◆ SHORT EXERCISE ◆
Work through the data below line by line and say how many lines hold "that"; give only the number.

◆ MATERIAL FOR THIS TASK ◆
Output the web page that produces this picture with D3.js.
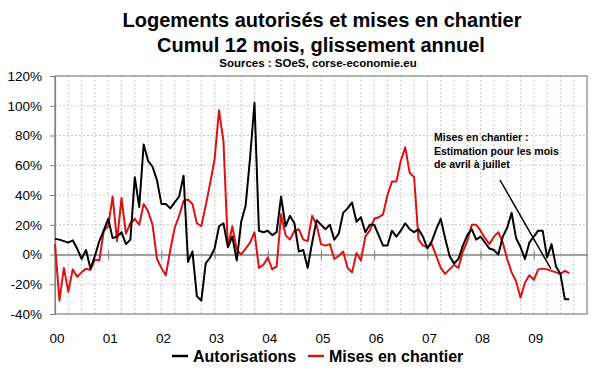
<!DOCTYPE html>
<html>
<head>
<meta charset="utf-8">
<script src="https://cdnjs.cloudflare.com/ajax/libs/d3/7.8.5/d3.min.js"></script>
<style>
body{margin:0;background:#fff;}
svg text{font-family:"Liberation Sans",Arial,sans-serif;fill:#000;}
</style>
</head>
<body>
<div id="chart"></div>
<script>
// monthly values, janvier 2000 -> septembre 2009 (glissement annuel, %)
var autorisations=[10.5,10,9,8,9.5,4,-3,3,-9.5,-1,9,16,
	24,11,12,15,7,10,52,32,74,63,59,50,
	34,34,31,35,39,53,-5,2,-28,-31,-6,-2,
	4,19,21,5,12,-4,22,33,65,102,16,15,
	16,13,15,39,19,26,21,2,3,-9,8,23,
	20,17,20,10,14,28,31,35,22,25,15,20,
	20,13,6,6,16,12,16,21,17,15,17,12,
	4,9,17,24,11,-1,-6,-3,6,13,17,10,
	12,8,4,3,0,12,18,28,11,5,-3,8,
	12,16,16,-2,7,-8,-13,-30,-30];
var mises=[7,-31,-9,-25,-10,-15,-12,-9.5,-10.4,-3.5,-4,16,
	19,39,9,38,14,21,24,20,34,29,20,-3,
	-9,-14,3,18,26,36,37,34,21,19,33,48,
	64,97,76,5,19,3,0,4,8,15,-9,-7,
	-2,-10,-8,27,13,10,16,17,10,9,26,20,
	7,6,7,-3,-1,2,-9,-12,1,-4,12,16,
	24,25,27,40,49,49,63,72,55,52,10,6,
	5,7,-1,-9,-13,-10,-7,-9,2,9,20,20,
	16,11,7,12,15,8,-3,-12,-18,-29,-19,-14,
	-17,-10,-9.5,-10,-11,-12,-13,-11,-12.6];
var yearLabels=["00","01","02","03","04","05","06","07","08","09"];
var yTicks=[-40,-20,0,20,40,60,80,100,120];
var seriesNames=["Autorisations","Mises en chantier"];
var seriesColors=["#000000","#dd1111"];

var width=600,height=372;
var x=d3.scaleLinear().domain([0,120]).range([55,587]);
var y=d3.scaleLinear().domain([-40,120]).range([314,76]);

var svg=d3.select("#chart").append("svg")
	.attr("width",width)
	.attr("height",height);

svg.append("rect").attr("width",width).attr("height",height).attr("fill","#fff");

// titles
svg.append("text").attr("x",322).attr("y",27)
	.attr("text-anchor","middle").style("font-weight","bold").style("font-size","20px")
	.text("Logements autorisés et mises en chantier");
svg.append("text").attr("x",321).attr("y",52)
	.attr("text-anchor","middle").style("font-weight","bold").style("font-size","20px")
	.text("Cumul 12 mois, glissement annuel");
svg.append("text").attr("x",318).attr("y",67)
	.attr("text-anchor","middle").style("font-weight","bold").style("font-size","11.5px")
	.text("Sources : SOeS, corse-economie.eu");

// grid
var grid=svg.append("g").attr("class","grid");
grid.selectAll("line.v")
	.data(d3.range(3,120,3))
	.enter().append("line")
	.attr("x1",function(d){return x(d);})
	.attr("x2",function(d){return x(d);})
	.attr("y1",y(120)).attr("y2",y(-40))
	.attr("stroke","#c8c8c8").attr("stroke-dasharray","2,2");
grid.selectAll("line.h")
	.data(yTicks.filter(function(d){return d!==0 && d!==-40 && d!==120;}))
	.enter().append("line")
	.attr("x1",x(0)).attr("x2",x(120))
	.attr("y1",function(d){return y(d);})
	.attr("y2",function(d){return y(d);})
	.attr("stroke","#c8c8c8").attr("stroke-dasharray","2,2");

// plot border
svg.append("rect")
	.attr("x",x(0)).attr("y",y(120))
	.attr("width",x(120)-x(0)).attr("height",y(-40)-y(120))
	.attr("fill","none").attr("stroke","#808080").attr("stroke-width",1.2);

// y axis
var yAxis=svg.append("g")
	.attr("transform","translate("+x(0)+",0)")
	.call(d3.axisLeft(y).tickValues(yTicks).tickSize(5).tickPadding(8)
		.tickFormat(function(d){return d+"%";}));
yAxis.select(".domain").attr("stroke","#808080").attr("stroke-width",1.2);
yAxis.selectAll(".tick line").attr("stroke","#808080");
yAxis.selectAll("text").style("font-size","13.5px").attr("fill","#000");

// zero line with year ticks
var xAxis=svg.append("g")
	.attr("transform","translate(0,"+y(0)+")")
	.call(d3.axisBottom(x).tickValues(d3.range(12,120,12)).tickSizeInner(5).tickSizeOuter(0).tickFormat(""));
xAxis.select(".domain").attr("stroke","#808080").attr("stroke-width",1.5);
xAxis.selectAll(".tick line").attr("stroke","#808080").attr("y1",-4);

// year labels
svg.append("g").selectAll("text")
	.data(yearLabels)
	.enter().append("text")
	.attr("x",function(d,i){return x(i*12)+2;})
	.attr("y",343)
	.attr("text-anchor","middle")
	.style("font-size","13.5px")
	.text(function(d){return d;});

// series
var line=d3.line()
	.x(function(d,i){return x(i);})
	.y(function(d){return y(d);});

svg.append("path").datum(mises)
	.attr("d",line).attr("fill","none")
	.attr("stroke",seriesColors[1]).attr("stroke-width",2).attr("stroke-linejoin","round");
svg.append("path").datum(autorisations)
	.attr("d",line).attr("fill","none")
	.attr("stroke",seriesColors[0]).attr("stroke-width",2).attr("stroke-linejoin","round");

// annotation
var note=svg.append("g").attr("class","note");
note.selectAll("text")
	.data(["Mises en chantier :","Estimation pour les mois","de avril à juillet"])
	.enter().append("text")
	.attr("x",434)
	.attr("y",function(d,i){return 141+i*13.5;})
	.style("font-weight","bold").style("font-size","10.5px")
	.text(function(d){return d;});
note.append("line")
	.attr("x1",500).attr("y1",180)
	.attr("x2",551).attr("y2",269)
	.attr("stroke","#000").attr("stroke-width",1.5);

// legend
var legendPos=[172,308];
var legend=svg.append("g").selectAll("g")
	.data(seriesNames)
	.enter().append("g")
	.attr("transform",function(d,i){return "translate("+legendPos[i]+",356)";});
legend.append("line")
	.attr("x1",0).attr("x2",16)
	.attr("stroke",function(d,i){return seriesColors[i];})
	.attr("stroke-width",2.5);
legend.append("text")
	.attr("x",21).attr("y",6)
	.style("font-weight","bold").style("font-size","16px")
	.text(function(d){return d;});
</script>
</body>
</html>
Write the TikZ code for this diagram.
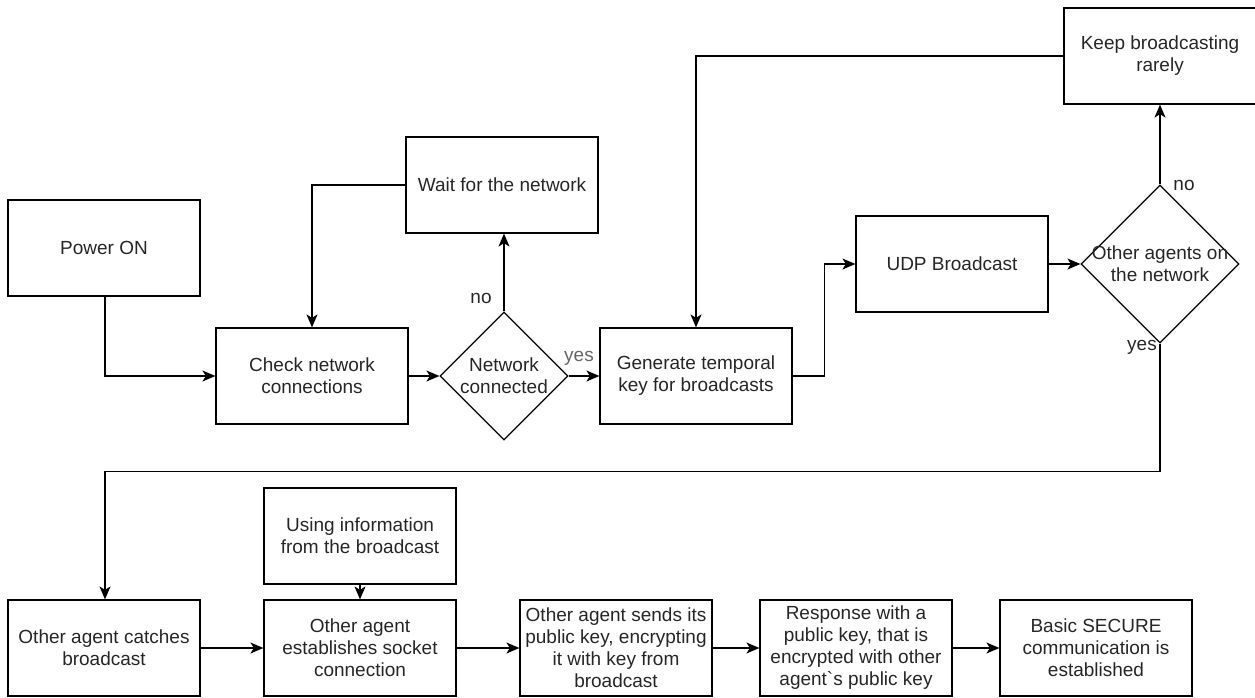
\documentclass[tikz,border=0pt]{standalone}
\usepackage{fontspec}
\setmainfont{Liberation Sans}
\usepackage{tikz}
\usetikzlibrary{arrows.meta, positioning, shapes.geometric}

\begin{document}
\begin{tikzpicture}[
    x=1pt, y=-1pt,
    box/.style={draw, line width=1.2pt, minimum width=192, minimum height=96, inner sep=1pt, align=center, text=black!85, font=\fontsize{19}{22}\selectfont},
    decision/.style={draw, diamond, line width=1.2pt, minimum size=#1, inner sep=0pt},
    dtext/.style={align=center, inner sep=0pt, text=black!85, font=\fontsize{19}{22}\selectfont},
    lbl/.style={inner sep=1pt, font=\fontsize{19}{22}\selectfont},
    arr/.style={-{Stealth[length=13pt, width=11pt, inset=3.5pt]}, line width=1.2pt},
    >=Stealth
]
\useasboundingbox (0,0) rectangle (1255,697);

% Start and network check
\node[box] (power) at (104, 248) {Power ON};
\node[box] (check) at (312, 376) {Check network\\connections};
\node[decision=128, label={[dtext]center:Network\\connected}] (net) at (504, 376) {};
\node[box] (wait) at (502, 185) {Wait for the network};
\draw[arr] ([xshift=1pt]power.south) |- (check.west);
\draw[arr] (check) -- (net);
\draw[arr] (net.north) -- (net.north |- wait.south);
\draw[arr] (wait.west) -| (check.north);
\node[lbl, text=black!85] (no1) at (481, 298) {no};

% Broadcast
\node[box] (gen) at (696, 376) {Generate temporal\\key for broadcasts};
\node[box] (udp) at (952, 264) {UDP Broadcast};
\node[decision=158, label={[dtext]center:Other agents on\\the network}] (others) at (1160, 264) {};
\node[box] (keep) at (1160, 56) {Keep broadcasting\\rarely};
\draw[arr] (net) -- (gen);
\node[lbl, text=black!60] (yes1) at (579, 358) {yes};
\draw[arr] (gen.east) -- ++(32,0) |- (udp.west);
\draw[arr] (udp) -- (others);
\draw[arr] (others.north) -- (keep.south);
\node[lbl, text=black!85] (no2) at (1184, 185) {no};
\draw[arr] (keep.west) -| (gen.north);
\node[lbl, text=black!85] (yes2) at (1142, 347) {yes};

% Other agent side
\node[box] (catch) at (104, 648) {Other agent catches\\broadcast};
\node[box] (establish) at (360, 648) {Other agent\\establishes socket\\connection};
\node[box] (using) at (360, 536) {Using information\\from the broadcast};
\node[box] (sends) at (616, 648) {Other agent sends its\\public key, encrypting\\it with key from\\broadcast};
\node[box] (response) at (856, 648) {Response with a\\public key, that is\\encrypted with other\\agent\textasciigrave s public key};
\node[box] (secure) at (1096, 648) {Basic SECURE\\communication is\\established};
\draw[arr] (others.south) -- ++(0,128) -| ([xshift=1pt]catch.north);
\draw[arr] (using) -- (establish);
\draw[arr] (catch) -- (establish);
\draw[arr] (establish) -- (sends);
\draw[arr] (sends) -- (response);
\draw[arr] (response) -- (secure);

\end{tikzpicture}
\end{document}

◆ WRITTEN RESPONSE ◆
2